**Written request**
Pictures are not part of the copy. Retype the lines from the first one through the line that contains "2025 10:29 UTC</div>".

**Supplied data**
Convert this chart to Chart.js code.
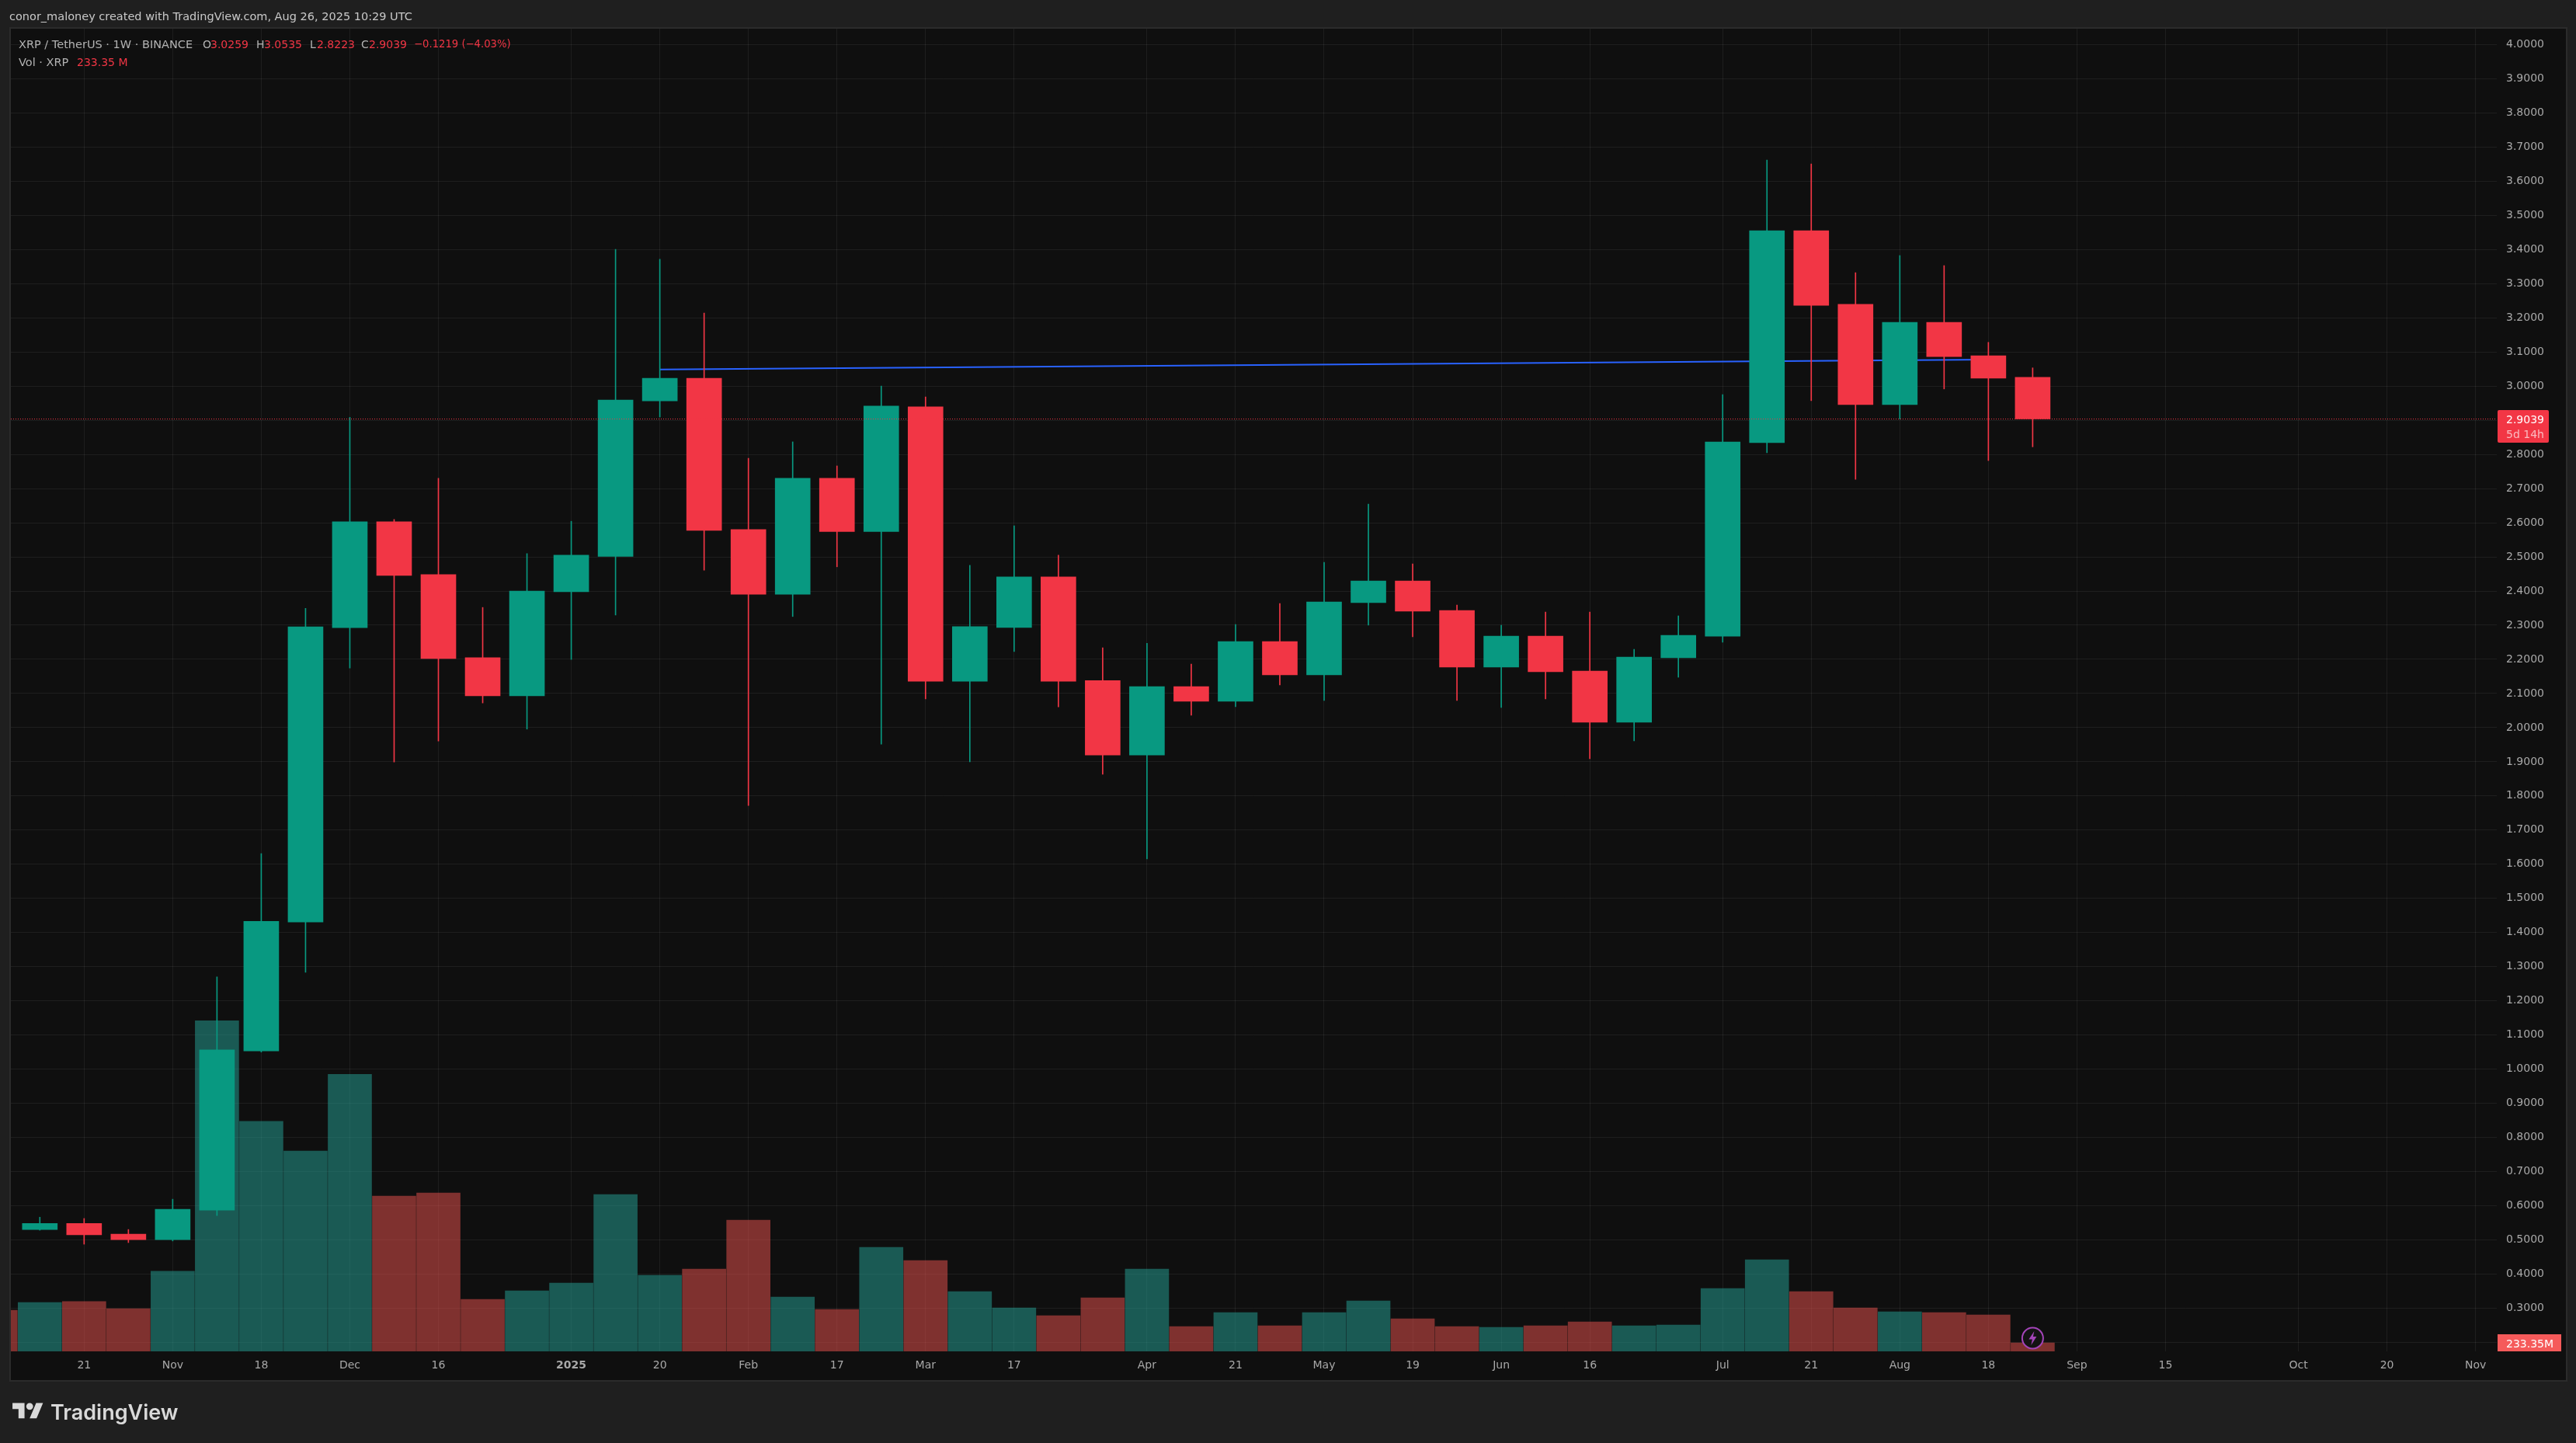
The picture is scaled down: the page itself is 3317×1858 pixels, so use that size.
<!DOCTYPE html>
<html>
<head>
<meta charset="utf-8">
<title>XRP / TetherUS 1W</title>
<script src="https://cdn.jsdelivr.net/npm/chart.js@4/dist/chart.umd.min.js"></script>
<style>
  html, body { margin: 0; padding: 0; background: #1f1f1f; overflow: hidden; }
  body { width: 3317px; height: 1858px; position: relative; font-family: "DejaVu Sans", sans-serif; font-size: 14.5px; }
  #frame { position: absolute; left: 12px; top: 35px; width: 3290px; height: 1740px; background: #0f0f0f; border: 2px solid #2b2b2b; }
  #chart { position: absolute; left: 0; top: 0; }
  .txt { position: absolute; white-space: nowrap; line-height: 18px; color: #b2b2b2; }
  .num { font-size: 14px; }
  .red { color: #f23645; }
  #logo { position: absolute; left: 16px; top: 1802px; width: 40px; height: 31px; fill: #d9d9d9; }
  #brand { position: absolute; left: 65px; top: 1799px; font: 600 27px Inter, sans-serif; line-height: 40px; color: #d9d9d9; white-space: nowrap; }
</style>
</head>
<body>
<div id="frame"></div>
<canvas id="chart" width="3317" height="1858"></canvas>

<div class="txt" style="left:12px;top:12px;color:#c8c8c8">conor_maloney created with TradingView.com, Aug 26, 2025 10:29 UTC</div>

<div class="txt" style="left:24px;top:48px">XRP / TetherUS · 1W · BINANCE</div>
<div class="txt num" style="left:261px;top:48px">O</div><div class="txt num red" style="left:271px;top:48px">3.0259</div>
<div class="txt num" style="left:330px;top:48px">H</div><div class="txt num red" style="left:340px;top:48px">3.0535</div>
<div class="txt num" style="left:399px;top:48px">L</div><div class="txt num red" style="left:408px;top:48px">2.8223</div>
<div class="txt num" style="left:465px;top:48px">C</div><div class="txt num red" style="left:475px;top:48px">2.9039</div>
<div class="txt red" style="left:533px;top:48px;font-size:13.2px">−0.1219 (−4.03%)</div>
<div class="txt" style="left:24px;top:71px">Vol · XRP</div>
<div class="txt num red" style="left:99px;top:71px">233.35 M</div>

<svg id="logo" viewBox="0 0 36 28"><path d="M14 22H7V11H0V4h14v18zM28 22h-8l7.5-18h8L28 22z"/><circle cx="20" cy="8" r="4"/></svg>
<div id="brand">TradingView</div>

<script>
// weekly candles, index 0 is the bar cut off by the left edge (only its volume shows)
const opens = [null, 0.5303, 0.5483, 0.5170, 0.5008, 0.5874, 1.0532, 1.4307, 2.2927, 2.6027, 2.4483, 2.2047, 2.0933, 2.3982, 2.5017, 2.9570, 3.0232, 2.5802, 2.3905, 2.7300, 2.5745, 2.9395, 2.1358, 2.2934, 2.4412, 2.1380, 1.9197, 2.1203, 2.0771, 2.2522, 2.1544, 2.3659, 2.4296, 2.3432, 2.1772, 2.2681, 2.1658, 2.0157, 2.2045, 2.2677, 2.8349, 3.4551, 3.2397, 2.9463, 3.1867, 3.0892, 3.0259];
const highs = [null, 0.5665, 0.5627, 0.5304, 0.6191, 1.2700, 1.6313, 2.3495, 2.9090, 2.6095, 2.7303, 2.3520, 2.5097, 2.6043, 3.4003, 3.3716, 3.2140, 2.7885, 2.8369, 2.7664, 3.0000, 2.9682, 2.4753, 2.5911, 2.5051, 2.2340, 2.2472, 2.1863, 2.3022, 2.3637, 2.4842, 2.6548, 2.4796, 2.3591, 2.3000, 2.3386, 2.3386, 2.2295, 2.3273, 2.9750, 3.6620, 3.6509, 3.3325, 3.3825, 3.3530, 3.1283, 3.0535];
const lows = [null, 0.5283, 0.4874, 0.4921, 0.4969, 0.5713, 1.0500, 1.2834, 2.1744, 1.8995, 1.9609, 2.0723, 1.9957, 2.1997, 2.3298, 2.9097, 2.4610, 1.7721, 2.3254, 2.4710, 1.9518, 2.0839, 1.8999, 2.2229, 2.0607, 1.8635, 1.6154, 2.0362, 2.0612, 2.1249, 2.0794, 2.3000, 2.2659, 2.0794, 2.0589, 2.0839, 1.9088, 1.9611, 2.1476, 2.2500, 2.8051, 2.9575, 2.7273, 2.9036, 2.9918, 2.7821, 2.8223];
const closes = [null, 0.5483, 0.5151, 0.5008, 0.5895, 1.0562, 1.4330, 2.2952, 2.6027, 2.4460, 2.2022, 2.0933, 2.3996, 2.5051, 2.9593, 3.0232, 2.5779, 2.3905, 2.7300, 2.5745, 2.9418, 2.1358, 2.2957, 2.4412, 2.1358, 1.9197, 2.1203, 2.0771, 2.2522, 2.1544, 2.3682, 2.4296, 2.3409, 2.1772, 2.2681, 2.1635, 2.0157, 2.2067, 2.2704, 2.8367, 3.4551, 3.2368, 2.9463, 3.1867, 3.0864, 3.0234, 2.9039];
// volume in millions of XRP
const volumes = [1122, 1334, 1362, 1167, 2189, 9033, 6285, 5472, 7572, 4242, 4327, 1421, 1654, 1866, 4284, 2079, 2248, 3584, 1485, 1145, 2842, 2482, 1633, 1188, 976, 1463, 2248, 679, 1061, 700, 1061, 1379, 891, 679, 658, 700, 806, 700, 721, 1718, 2503, 1633, 1188, 1082, 1061, 997, 233.35];

const timeTickWeeks = [2, 4, 6, 8, 10, 13, 15, 17, 19, 21, 23, 26, 28, 30, 32, 34, 36, 39, 41, 43, 45, 47, 49, 52, 54, 56];
const timeTickLabels = ['21', 'Nov', '18', 'Dec', '16', '2025', '20', 'Feb', '17', 'Mar', '17', 'Apr', '21', 'May', '19', 'Jun', '16', 'Jul', '21', 'Aug', '18', 'Sep', '15', 'Oct', '20', 'Nov'];
const priceTicks = [0.2, 0.3, 0.4, 0.5, 0.6, 0.7, 0.8, 0.9, 1.0, 1.1, 1.2, 1.3, 1.4, 1.5, 1.6, 1.7, 1.8, 1.9, 2.0, 2.1, 2.2, 2.3, 2.4, 2.5, 2.6, 2.7, 2.8, 2.9, 3.0, 3.1, 3.2, 3.3, 3.4, 3.5, 3.6, 3.7, 3.8, 3.9, 4.0];

const trendWeeks = [15, 45];
const trendPrices = [3.0487, 3.078];
const lastPrice = 2.9039;
const lastPriceLabel = '2.9039';
const countdownLabel = '5d 14h';
const lastVolumeLabel = '233.35M';

const UP = '#089981';
const DOWN = '#f23645';
const VOL_UP = 'rgba(38,166,154,0.5)';
const VOL_DOWN = 'rgba(239,83,80,0.5)';
const FONT = '"DejaVu Sans", sans-serif';

const xMin = 0.346, xMax = 56.48;
const yMin = 0.1736, yMax = 4.0466;
const volMax = 36142;

const isUp = i => closes[i] !== null && closes[i] >= opens[i];
const candleIdx = opens.map((o, i) => i).filter(i => opens[i] !== null);

// price tag, volume tag and the lightning badge sit on top of everything
const overlays = {
  id: 'overlays',
  afterDraw(chart) {
    const ctx = chart.ctx;
    const area = chart.chartArea;
    const y = chart.scales.y;
    const y2 = chart.scales.y2;
    const x = chart.scales.x;

    let py = y.getPixelForValue(lastPrice);
    ctx.save();
    ctx.fillStyle = DOWN;
    ctx.beginPath();
    ctx.roundRect(area.right + 1, py - 11.5, 66, 42, 2);
    ctx.fill();
    ctx.font = '14px ' + FONT;
    ctx.textAlign = 'left';
    ctx.textBaseline = 'middle';
    ctx.fillStyle = '#ffffff';
    ctx.fillText(lastPriceLabel, area.right + 12, py + 1.5);
    ctx.fillStyle = 'rgba(255,255,255,0.65)';
    ctx.fillText(countdownLabel, area.right + 12, py + 20.5);

    let vy = y2.getPixelForValue(volumes[volumes.length - 1]);
    ctx.fillStyle = '#f55a5a';
    ctx.fillRect(area.right + 1, vy - 11, 82, 22);
    ctx.fillStyle = '#ffffff';
    ctx.fillText(lastVolumeLabel, area.right + 12, vy + 2);

    let bx = x.getPixelForValue(opens.length - 1);
    let by = area.bottom - 17;
    ctx.beginPath();
    ctx.arc(bx, by, 13.5, 0, Math.PI * 2);
    ctx.fillStyle = '#131313';
    ctx.fill();
    ctx.lineWidth = 2;
    ctx.strokeStyle = '#a344b8';
    ctx.stroke();
    ctx.beginPath();
    ctx.moveTo(bx + 2, by - 9);
    ctx.lineTo(bx - 5, by + 1.5);
    ctx.lineTo(bx - 0.5, by + 1.5);
    ctx.lineTo(bx - 2, by + 9);
    ctx.lineTo(bx + 5, by - 2);
    ctx.lineTo(bx + 0.5, by - 2);
    ctx.closePath();
    ctx.fillStyle = '#a344b8';
    ctx.fill();
    ctx.restore();
  }
};

new Chart(document.getElementById('chart'), {
  type: 'bar',
  plugins: [overlays],
  data: {
    datasets: [
      {
        label: 'Last price',
        type: 'line',
        data: [{x: xMin, y: lastPrice}, {x: xMax, y: lastPrice}],
        borderColor: DOWN,
        borderWidth: 1,
        borderDash: [1, 2],
        pointRadius: 0,
        order: 0
      },
      {
        label: 'Body',
        data: candleIdx.map(i => ({x: i, y: [opens[i], closes[i]]})),
        backgroundColor: candleIdx.map(i => isUp(i) ? UP : DOWN),
        barThickness: 45,
        grouped: false,
        order: 1
      },
      {
        label: 'Wick',
        data: candleIdx.map(i => ({x: i, y: [lows[i], highs[i]]})),
        backgroundColor: candleIdx.map(i => isUp(i) ? UP : DOWN),
        barThickness: 1,
        grouped: false,
        order: 2
      },
      {
        label: 'Trend',
        type: 'line',
        data: trendWeeks.map((w, i) => ({x: w, y: trendPrices[i]})),
        borderColor: '#2962ff',
        borderWidth: 2,
        pointRadius: 0,
        order: 3
      },
      {
        label: 'Volume',
        yAxisID: 'y2',
        data: volumes.map((v, i) => ({x: i, y: v})),
        backgroundColor: volumes.map((v, i) => isUp(i) ? VOL_UP : VOL_DOWN),
        barThickness: 56,
        grouped: false,
        order: 4
      }
    ]
  },
  options: {
    responsive: false,
    animation: false,
    devicePixelRatio: 1,
    layout: { padding: { left: 14, top: 37, right: 13, bottom: 81 } },
    plugins: { legend: { display: false }, tooltip: { enabled: false } },
    scales: {
      x: {
        type: 'linear',
        offset: false,
        min: xMin,
        max: xMax,
        border: { display: false },
        grid: { color: 'rgba(242,242,242,0.07)', offset: false, drawTicks: false },
        afterBuildTicks: axis => { axis.ticks = timeTickWeeks.map(v => ({value: v})); },
        afterFit: axis => { axis.height = 37; },
        ticks: {
          autoSkip: false,
          maxRotation: 0,
          padding: 10,
          color: '#a8a8a8',
          font: ctx => ({ family: FONT, size: 14, weight: ctx.tick && ctx.tick.value === 13 ? 'bold' : 'normal' }),
          callback: v => timeTickLabels[timeTickWeeks.indexOf(v)]
        }
      },
      y: {
        position: 'right',
        min: yMin,
        max: yMax,
        border: { display: false },
        grid: { color: 'rgba(242,242,242,0.07)', drawTicks: false },
        afterBuildTicks: axis => { axis.ticks = priceTicks.map(v => ({value: v})); },
        afterFit: axis => { axis.width = 89; },
        ticks: {
          autoSkip: false,
          padding: 12,
          crossAlign: 'near',
          color: '#a8a8a8',
          font: { family: FONT, size: 14 },
          callback: v => v.toFixed(4)
        }
      },
      y2: {
        display: false,
        min: 0,
        max: volMax
      }
    }
  }
});
</script>
</body>
</html>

**Solution for this problem**
Convert this chart to Chart.js code.
The picture is scaled down: the page itself is 3317×1858 pixels, so use that size.
<!DOCTYPE html>
<html>
<head>
<meta charset="utf-8">
<title>XRP / TetherUS 1W</title>
<script src="https://cdn.jsdelivr.net/npm/chart.js@4/dist/chart.umd.min.js"></script>
<style>
  html, body { margin: 0; padding: 0; background: #1f1f1f; overflow: hidden; }
  body { width: 3317px; height: 1858px; position: relative; font-family: "DejaVu Sans", sans-serif; font-size: 14.5px; }
  #frame { position: absolute; left: 12px; top: 35px; width: 3290px; height: 1740px; background: #0f0f0f; border: 2px solid #2b2b2b; }
  #chart { position: absolute; left: 0; top: 0; }
  .txt { position: absolute; white-space: nowrap; line-height: 18px; color: #b2b2b2; }
  .num { font-size: 14px; }
  .red { color: #f23645; }
  #logo { position: absolute; left: 16px; top: 1802px; width: 40px; height: 31px; fill: #d9d9d9; }
  #brand { position: absolute; left: 65px; top: 1799px; font: 600 27px Inter, sans-serif; line-height: 40px; color: #d9d9d9; white-space: nowrap; }
</style>
</head>
<body>
<div id="frame"></div>
<canvas id="chart" width="3317" height="1858"></canvas>

<div class="txt" style="left:12px;top:12px;color:#c8c8c8">conor_maloney created with TradingView.com, Aug 26, 2025 10:29 UTC</div>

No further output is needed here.